A young probation officer finds his shining ideals tarnished by a psychotic felon—in an unwieldy but joltingly urban- authentic crime thriller awash in liberal sentiment. Blauner is a contributing editor for New York magazine covering crime and politics, and that experience surfaces brightly in his pages' trim prose and street savvy, as does the half year he reportedly spent at the New York Dept. of Probation researching this first novel. His hero is probation officer Steven Baum, closing in on 30 but, unlike his colleagues, not yet burned out by the pathetic cast of malefactors tramping into his office each day.
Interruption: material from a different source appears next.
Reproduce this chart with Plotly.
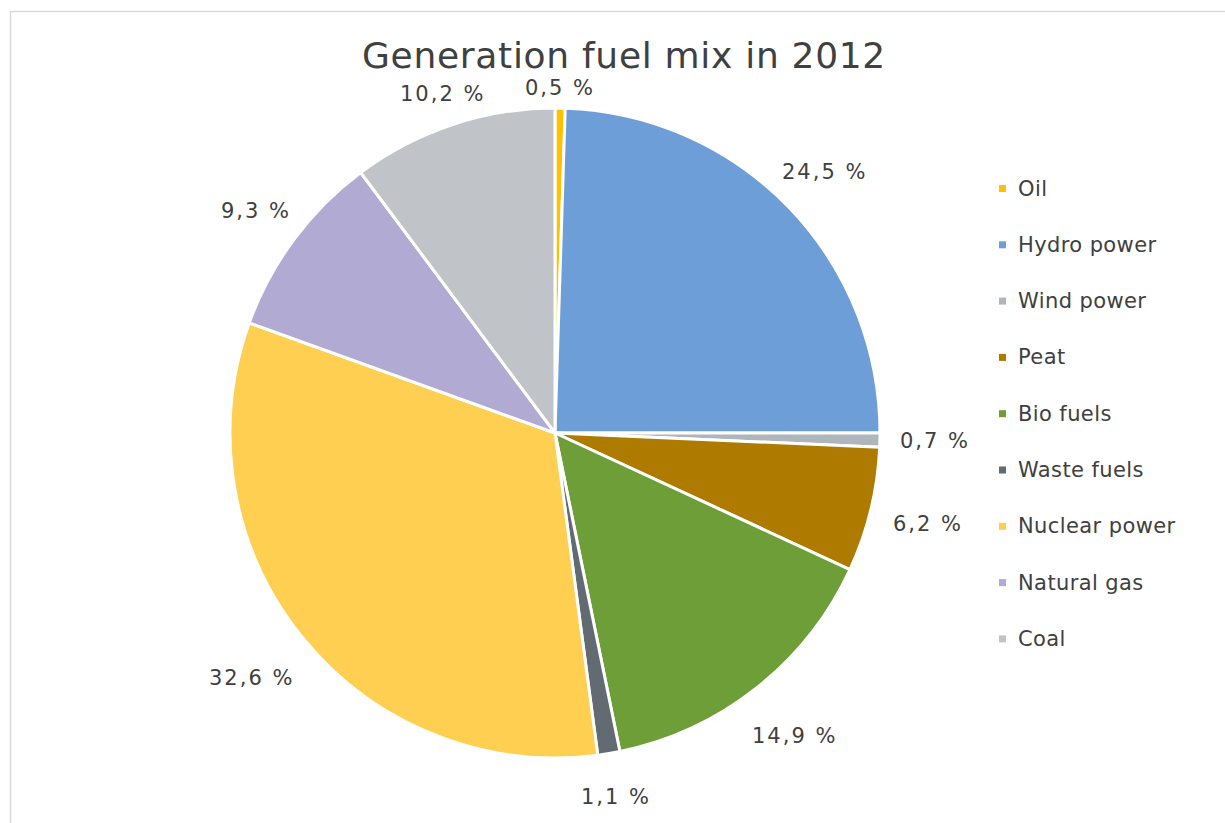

In the first person, Baum tells of his staggering caseload, his daily routine, his dumpy apartment, his Sixties-ish ideals, his appointment to a field position that means carrying a gun, his strained relationship with his racist and bitter Holocaust-survivor dad, his checkered love life, etc.: it's another moderately interesting tale of modern city woe, rather slow and self-indulgent. More gripping are the intercut third-person chapters: the pleasingly ironic, though nearly plot- extraneous, attempt by a corrupt municipal powerbroker to get back in the game after serving time; and, central to the plot, the scary antics—mayhem, robbery, murder—of Baum's new charge, young crack-addict/dealer Darryl King. It's King who smashes Baum's ideals as the sociopath not only mocks Baum's heartfelt help, but answers it with escalating violence that explodes in a shootout that leaves several cops dead. In a theatrical, extended conclusion, King, who's become an outlaw hero to the city's blacks, takes Baum hostage; the probation officer finds himself returning King's hate with hate—he's become his father at last. Richly observed characters and the seething lifeblood of the city glisten through the story's heavy moral glaze. A flawed but powerful debut, then, from a writer to watch.